Supplied information ▸
------------------------
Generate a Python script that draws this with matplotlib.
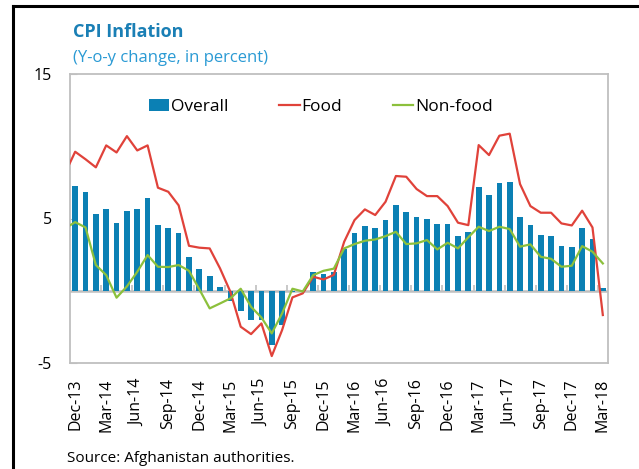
import matplotlib.pyplot as plt
import numpy as np
import pandas as pd
from matplotlib.lines import Line2D

plt.rcParams['font.family'] = ['Open Sans', 'DejaVu Sans']
plt.rcParams['axes.unicode_minus'] = False

# monthly, Dec-13 .. Mar-18
months = pd.date_range('2013-12-01', periods=52, freq='MS').strftime('%b-%y').tolist()

overall = [7.27, 6.83, 5.28, 5.68, 4.71, 5.54, 5.68, 6.42, 4.52, 4.31, 3.97, 2.31,
           1.48, 1.02, 0.28, -0.7, -1.38, -2.03, -2.05, -3.73, -2.4, -0.1, 0.05,
           1.27, 1.15, 1.27, 2.9, 4.02, 4.5, 4.37, 4.89, 5.96, 5.43, 5.1, 4.94,
           4.59, 4.59, 3.78, 4.06, 7.17, 6.64, 7.47, 7.51, 5.13, 4.54, 3.83, 3.77,
           3.08, 3.05, 4.31, 3.58, 0.17]

# lines start one month earlier (Nov-13), clipped at the left edge
food = [8.1, 9.62, 9.1, 8.54, 10.06, 9.57, 10.7, 9.71, 10.06, 7.13, 6.85, 5.91, 3.11,
        2.98, 2.93, 1.55, -0.07, -2.49, -3.0, -2.26, -4.52, -2.72, -0.46, -0.18,
        0.97, 0.78, 1.1, 3.39, 4.89, 5.63, 5.24, 6.16, 7.94, 7.89, 7.04, 6.55,
        6.55, 5.86, 4.71, 4.54, 10.08, 9.39, 10.73, 10.87, 7.38, 5.86, 5.4, 5.4,
        4.66, 4.52, 5.54, 4.38, -1.68]

non_food = [4.3, 4.75, 4.38, 1.78, 1.08, -0.48, 0.3, 1.31, 2.47, 1.66, 1.64, 1.78, 1.38,
            0.1, -1.22, -0.88, -0.53, 0.14, -1.11, -1.85, -2.95, -1.57, 0.14, -0.05,
            1.08, 1.38, 1.53, 2.93, 3.23, 3.46, 3.55, 3.78, 4.08, 3.23, 3.28, 3.51,
            2.86, 3.32, 2.93, 3.7, 4.43, 4.13, 4.43, 4.27, 3.05, 3.21, 2.35, 2.21,
            1.66, 1.73, 3.09, 2.7, 1.89]

blue = '#0b80b4'
red = '#e0423a'
green = '#8cc03c'
grey = '#bfbfbf'

fig = plt.figure(figsize=(6.39, 4.69), dpi=100)
ax = fig.add_axes([70 / 639, 106 / 469, 538 / 639, 289 / 469])

x = np.arange(len(months))
x_lines = np.arange(-1, len(months))

ax.axhline(0, color=grey, lw=1.8, zorder=1)
bars = ax.bar(x, overall, width=0.55, color=blue, zorder=2, label='Overall')
l_food, = ax.plot(x_lines, food, color=red, lw=1.6, zorder=3, label='Food')
l_nonfood, = ax.plot(x_lines, non_food, color=green, lw=1.6, zorder=3, label='Non-food')

# small quarter tick marks sitting on the zero line
ax.vlines(x[3::3] - 0.5, 0, 0.4, color=grey, lw=1.2, zorder=1)

ax.set_xlim(-0.5, len(months) - 0.5)
ax.set_ylim(-5, 15)
ax.set_yticks([-5, 5, 15])
ax.set_xticks(x[::3])
ax.set_xticklabels(months[::3], rotation=90)
ax.tick_params(axis='x', length=0, pad=11, labelsize=11.5)
ax.tick_params(axis='y', direction='in', length=5, color=grey, pad=13, labelsize=11.5)
for s in ax.spines.values():
    s.set_color(grey)
    s.set_linewidth(1.3)

ax.legend([bars, l_food, l_nonfood], ['Overall', 'Food', 'Non-food'],
          loc='center', bbox_to_anchor=(0.466, 0.886), ncol=3, frameon=False,
          fontsize=12.5, handlelength=1.2, handletextpad=0.1, columnspacing=2.9,
          handleheight=0.7)

fig.text(73 / 639, 1 - 32 / 469, 'CPI Inflation', fontsize=13, fontweight='bold',
         color='#1a7fb5', va='center')
fig.text(73 / 639, 1 - 58 / 469, '(Y-o-y change, in percent)', fontsize=12,
         color='#2a9ad4', va='center')
fig.text(67 / 639, 1 - 458 / 469, 'Source: Afghanistan authorities.', fontsize=11,
         va='center')

# black frame on the left and top of the figure
fig.add_artist(Line2D([13 / 639, 13 / 639], [0, 1 - 6 / 469], color='black', lw=2.2))
fig.add_artist(Line2D([13 / 639, 1], [1 - 6 / 469, 1 - 6 / 469], color='black', lw=2.2))

fig.savefig('out.png', dpi=100)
------------------------
What is being asked ▸
Write down every line from the opening of the listing to the line with "from matplotlib.lines import Line2D", both included, and nothing else; the pictures are omitted.

Answer for this exercise ▸
Generate a Python script that draws this with matplotlib.
import matplotlib.pyplot as plt
import numpy as np
import pandas as pd
from matplotlib.lines import Line2D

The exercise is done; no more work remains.